BU Today

Campus Life

Laundry 101

How to keep your whites white and your colors bright

As the Class of 2021 arrives on campus, BU Today offers a series called “Campus Life 101.” Each day this week, read tips about some important basics: how to do laundry, how to shop for groceries, how to pick the right backpack to avoid injuries, how to stay safe on—and off—campus, and how to avoid or reduce stress and anxiety.

You’ve finally arrived on campus, unloaded the car, and unpacked your gear. No parents to nag you about when to go to bed, what to eat, what to wear. Also, no parents to wash what you wear. Hmm. The laundry thing may be a test that no one’s grading, but you can still fail it.

Fear not. Mastering a few basics is all you need to ensure that your whites stay white, your colors don’t fade, and your jeans don’t shrink.

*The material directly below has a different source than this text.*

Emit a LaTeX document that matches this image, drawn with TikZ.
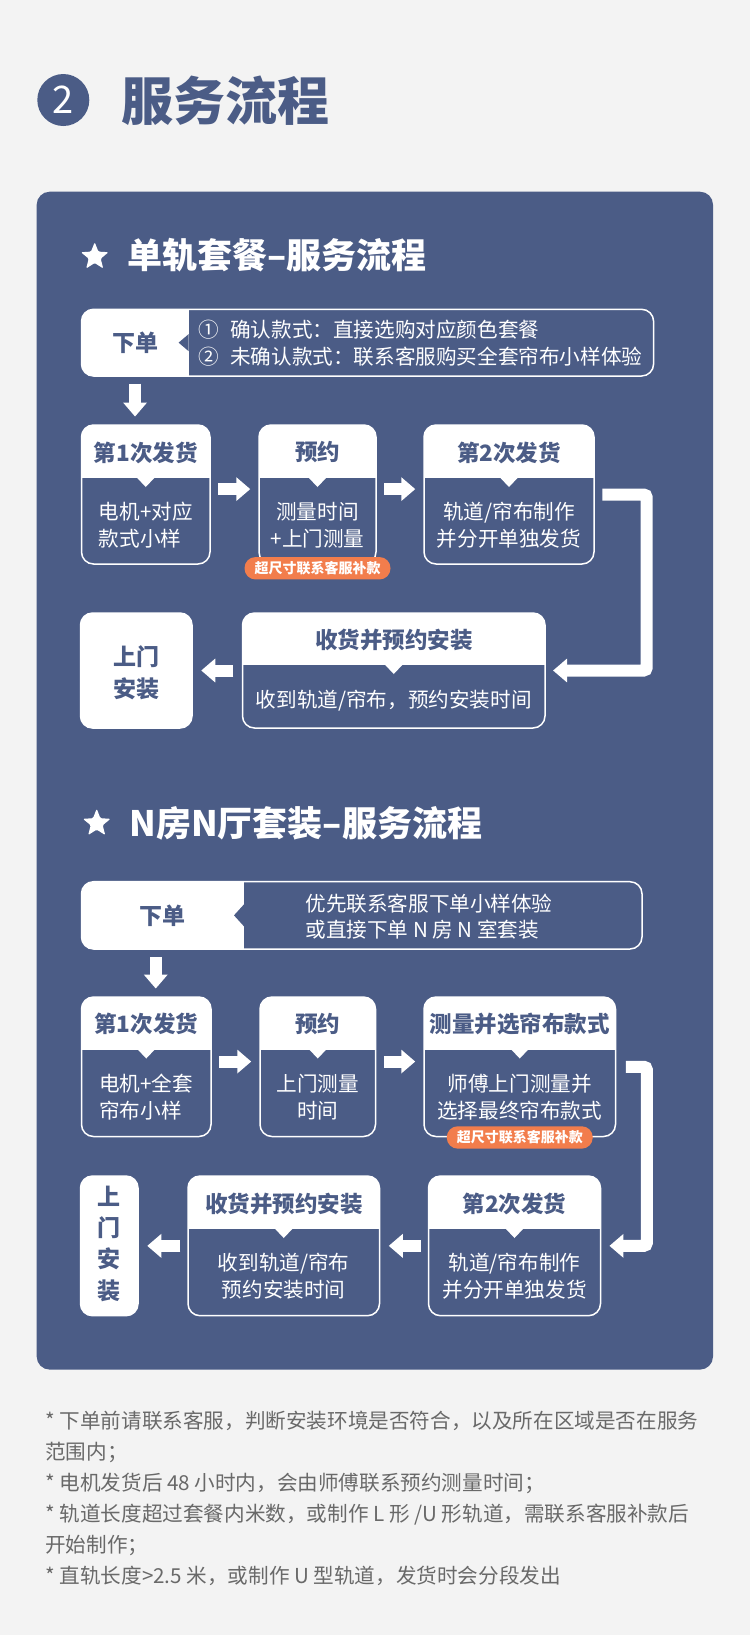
\documentclass[tikz,border=0pt]{standalone}
\usepackage{fontspec}
\setmainfont{Noto Sans CJK SC}
\usetikzlibrary{arrows.meta,shapes.geometric,fit}

\begin{document}
\begin{tikzpicture}[
  x=0.5pt, y=-0.5pt,
  every node/.style={inner sep=0pt},
  cardbox/.style={draw=white, line width=0.75pt, rounded corners=6pt},
  visitbox/.style={cardbox, fill=white},
  visittext/.style={text=panelblue, align=center,
    font=\fontsize{11.5}{15.8}\selectfont\bfseries},
  cardhead/.style={text=panelblue, font=\fontsize{11.25}{13}\selectfont\bfseries},
  cardbody/.style={text=white, align=center, font=\fontsize{10.3}{13.35}\selectfont},
  ordertag/.style={text=panelblue, font=\fontsize{11.5}{13}\selectfont\bfseries},
  ordertext/.style={text=white, align=left, font=\fontsize{10.3}{13.35}\selectfont},
  feetag/.style={fill=feeorange, rounded corners=5.5pt, minimum width=73pt,
    minimum height=11.2pt, text=white, font=\fontsize{7}{7}\selectfont\bfseries},
  fatarrow/.style={draw=white, line width=6pt, -{Triangle[length=7pt,width=11.5pt]}},
  bendarrow/.style={fatarrow, rounded corners=1.5pt},
  headstar/.style={star, star points=5, star point ratio=2.3, fill=white,
    minimum size=14.5pt, rounded corners=0.6pt},
  sectitle/.style={anchor=west, text=white, font=\fontsize{17.5}{20}\selectfont\bfseries},
]

\definecolor{pagebg}{RGB}{243,243,243}
\definecolor{panelblue}{RGB}{75,92,134}
\definecolor{feeorange}{RGB}{242,125,76}
\definecolor{notegray}{RGB}{105,105,105}

% ============================================================
% MACROS
% card: name, x left, y top, x right, y bottom, y divider,
%       header, body, extra body options
% ============================================================
\def\flowcard#1#2#3#4#5#6#7#8#9{%
  \node[cardbox, fit={(#2,#3) (#4,#5)}] (#1) {};
  \begin{scope}
    \clip[rounded corners=6pt] (#2,#3) rectangle (#4,#5);
    \fill[white] (#2,#3) rectangle (#4,#6);
    \fill[white] ({(#2+#4)/2-8.5},#6) -- ({(#2+#4)/2},{#6+9})
      -- ({(#2+#4)/2+8.5},#6) -- cycle;
  \end{scope}
  \node[cardhead] (#1-head) at ({(#2+#4)/2},{(#3+#6)/2+1}) {#7};
  \node[cardbody, #9] (#1-body) at ({(#2+#4)/2},{(#6+#5)/2+4}) {#8};
}
% order box: name, x left, y top, x right, y bottom, x split, notch half height
\def\orderbox#1#2#3#4#5#6#7{%
  \node[cardbox, fit={(#2,#3) (#4,#5)}] (#1) {};
  \begin{scope}
    \clip[rounded corners=6pt] (#2,#3) rectangle (#4,#5);
    \fill[white] (#2,#3) rectangle (#6,#5);
  \end{scope}
  \fill[panelblue] (#6,{(#3+#5)/2-#7}) -- ({#6-10},{(#3+#5)/2})
    -- (#6,{(#3+#5)/2+#7}) -- cycle;
  \node[fit={(#2,#3) (#6,#5)}] (#1-tag) {};
  \node[ordertag] (#1-label) at (#1-tag.center) {下单};
}

\useasboundingbox (0,0) rectangle (750,1635);
\fill[pagebg] (0,0) rectangle (750,1635);

% ============================================================
% TITLE
% ============================================================
\node[circle, fill=panelblue, minimum size=26pt, text=white,
      font=\fontsize{19}{19}\selectfont] (numbadge) at (63.3,100) {2};
\node[anchor=west, text=panelblue, font=\fontsize{26}{28}\selectfont\bfseries]
  (pagetitle) at (121,101) {服务流程};

% ============================================================
% PANEL
% ============================================================
\node[fit={(36.7,191.7) (713,1369.6)}, fill=panelblue, rounded corners=6.5pt]
  (panel) {};

% ============================================================
% SECTION 1
% ============================================================
\node[headstar] (star1) at (94.7,256.7) {};
\node[sectitle] (sect1-title) at (127,255) {单轨套餐–服务流程};

\orderbox{order1}{81.5}{309.3}{653.6}{376}{188.6}{8.5}
\node[ordertext, anchor=west] (order1-text) at (198,343)
  {①\hspace{0.55em}确认款式：直接选购对应颜色套餐\\
   ②\hspace{0.55em}未确认款式：联系客服购买全套帘布小样体验};

% row 1
\flowcard{ship1a}{81.5}{425}{210}{564}{478}{第1次发货}{电机+对应\\款式小样}{align=left}
\flowcard{appt1}{259}{425}{376}{564}{478}{预约}{测量时间\\+上门测量}{}
\flowcard{ship1b}{424}{425}{594}{564}{478}{第2次发货}{轨道/帘布制作\\并分开单独发货}{}
\node[feetag] (fee1) at ([yshift=-1.75pt]appt1.south) {超尺寸联系客服补款};

% row 2
\node[visitbox, fit={(80.5,613) (192,728)}] (visit1) {};
\node[visittext] (visit1-text) at ([yshift=-1pt]visit1.center) {上门\\安装};
\flowcard{recv1}{242.5}{613}{545}{728}{665}{收货并预约安装}{收到轨道/帘布，预约安装时间}{}

% arrows
\draw[fatarrow, shorten <=3.6pt, shorten >=3.85pt]
  (order1-tag.south) -- (order1-tag.south |- ship1a.north);
\draw[fatarrow, shorten <=3.75pt, shorten >=4pt]
  ([yshift=2.7pt]ship1a.east) -- ([yshift=2.7pt]appt1.west);
\draw[fatarrow, shorten <=3.75pt, shorten >=4pt]
  ([yshift=2.7pt]appt1.east) -- ([yshift=2.7pt]ship1b.west);
\coordinate (turn1) at (646.7,0);
\draw[bendarrow, shorten <=3.85pt, shorten >=3.65pt]
  (ship1b.east) -- (ship1b.east -| turn1) -- (turn1 |- recv1.east) -- (recv1.east);
\draw[fatarrow, shorten <=4.25pt, shorten >=4.25pt] (recv1.west) -- (visit1.east);

% ============================================================
% SECTION 2
% ============================================================
\node[headstar] (star2) at (96.7,823.3) {};
\node[sectitle] (sect2-title) at (129,823) {N房N厅套装–服务流程};

\orderbox{order2}{81.5}{881.7}{642}{949}{244}{11}
\node[ordertext, anchor=west] (order2-text) at (305,916.5)
  {优先联系客服下单小样体验\\或直接下单 N 房 N 室套装};

% row 1
\flowcard{ship2a}{81.5}{997}{211}{1136.5}{1049.5}{第1次发货}{电机+全套\\帘布小样}{align=left}
\flowcard{appt2}{260}{997}{375.5}{1136.5}{1049.5}{预约}{上门测量\\时间}{}
\flowcard{measure2}{424}{997}{615.5}{1136.5}{1049.5}{测量并选帘布款式}{师傅上门测量并\\选择最终帘布款式}{}
\node[feetag] (fee2) at ([yshift=-0.1pt]measure2.south) {超尺寸联系客服补款};

% row 2
\node[visitbox, fit={(80.5,1176) (138,1315.7)}] (visit2) {};
\node[visittext, font=\fontsize{11.5}{15.6}\selectfont\bfseries]
  (visit2-text) at ([yshift=1pt]visit2.center) {上\\门\\安\\装};
\flowcard{recv2}{188}{1176}{379.5}{1315.7}{1229}{收货并预约安装}{收到轨道/帘布\\预约安装时间}{}
\flowcard{ship2b}{428.5}{1176}{600.5}{1315.7}{1229}{第2次发货}{轨道/帘布制作\\并分开单独发货}{}

% arrows
\coordinate (drop2) at ([xshift=-3.5pt]order2-tag.south);
\draw[fatarrow, shorten <=3.85pt, shorten >=3.85pt] (drop2) -- (drop2 |- ship2a.north);
\draw[fatarrow, shorten <=3.75pt, shorten >=4pt]
  ([yshift=2.6pt]ship2a.east) -- ([yshift=2.6pt]appt2.west);
\draw[fatarrow, shorten <=3.75pt, shorten >=4pt]
  ([yshift=2.6pt]appt2.east) -- ([yshift=2.6pt]measure2.west);
\coordinate (turn2) at (646.8,0);
\draw[bendarrow, shorten <=4.75pt, shorten >=4.1pt]
  (measure2.east) -- (measure2.east -| turn2) -- (turn2 |- ship2b.east) -- (ship2b.east);
\draw[fatarrow, shorten <=3.5pt, shorten >=4.25pt] (ship2b.west) -- (recv2.east);
\draw[fatarrow, shorten <=3.5pt, shorten >=4.25pt] (recv2.west) -- (visit2.east);

% ============================================================
% NOTES
% ============================================================
\node[anchor=north west, align=left, text=notegray,
      font=\fontsize{10.3}{15.5}\selectfont] (notes) at (45,1410.5)
  {* 下单前请联系客服，判断安装环境是否符合，以及所在区域是否在服务\\
   范围内；\\
   * 电机发货后 48 小时内，会由师傅联系预约测量时间；\\
   * 轨道长度超过套餐内米数，或制作 L 形 /U 形轨道，需联系客服补款后\\
   开始制作；\\
   * 直轨长度>2.5 米，或制作 U 型轨道，发货时会分段发出};

\end{tikzpicture}
\end{document}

First off, find out what kind of washing machine you’re using. High-efficiency machines require their own kind of detergent, so check before stocking up on supplies. Second, if you really want whites to stay white, separate light and dark items. Dark clothes can bleed, turning your white sheets a color other than white. Hot water should be used on whites (a bleach, like Clorox, is optional)—cold water for everything else (otherwise your colored clothes will fade). If you’re unsure what temperature to use on a piece of clothing or what dryer cycle to use, read the garment’s label. Most clothes come with at least that much instruction.

Now a word about the missing sock phenomenon, which any laundry veteran can tell you is not an urban legend. It goes like this: the number of socks you put into the washing machine or dryer is rarely the number you take out. Socks are static by nature and easily wrap themselves into sheets, towels, and the like, or can fall out when you’re stuffing laundry back into your duffel. They’re also notorious for slipping to the bottom of the machine or the back of the dryer. So avoid having a drawer full of mismatched socks by folding the tops of each dirty pair together when you put them in your laundry bag or pinning them together before throwing them in the machine.

A tip for those of you who want to do laundry only once a month (yes, gentlemen, once a month is considered infrequent). Invest in a bottle of stain remover or one of those stain remover sticks. Apply to a stain as soon as possible. If you wait a month, the stain will be set and may be impossible to get out.

Finally, a word about laundry room etiquette. If you’re using a dryer that has a lint trap, empty it before you put your items in and again when you take them out. Empty lint traps will help them dry faster and prevent fires caused by lint buildup. And be considerate. Don’t leave your clothes sitting in a washing machine or dryer for hours. And if you have to remove someone else’s laundry so you can use a washer or dryer, make sure you remove every piece and put it all on top of the machine so the owner can find it (all of it) easily.

Find more tips on how to navigate college life in our “Campus Life 101” series.


3 Comments on Laundry 101

  • Dianne Zareski on 08.25.2015 at 11:02 am

    This is the funniest thing ever! Way too cute, yet informative at the same time. Very creative! I’ve watched it 5 times already and am amused every time.

  • Annika Larson on 02.17.2017 at 4:48 pm

    I am just moving to college, and I am not used to doing my laundry at a laundromat. My mom tried to give me some basic advice, but I still have a lot to learn. As you mentioned, I think there is a lot of etiquettes that goes into using a laundromat. I’ll be sure to remove my laundry promptly and empty the lint as you suggested. Thanks!

  • Susan Morrison on 09.07.2017 at 11:20 am

    Remember that your school color, red, runs and will make all your clothes pink. Wash red clothes separately!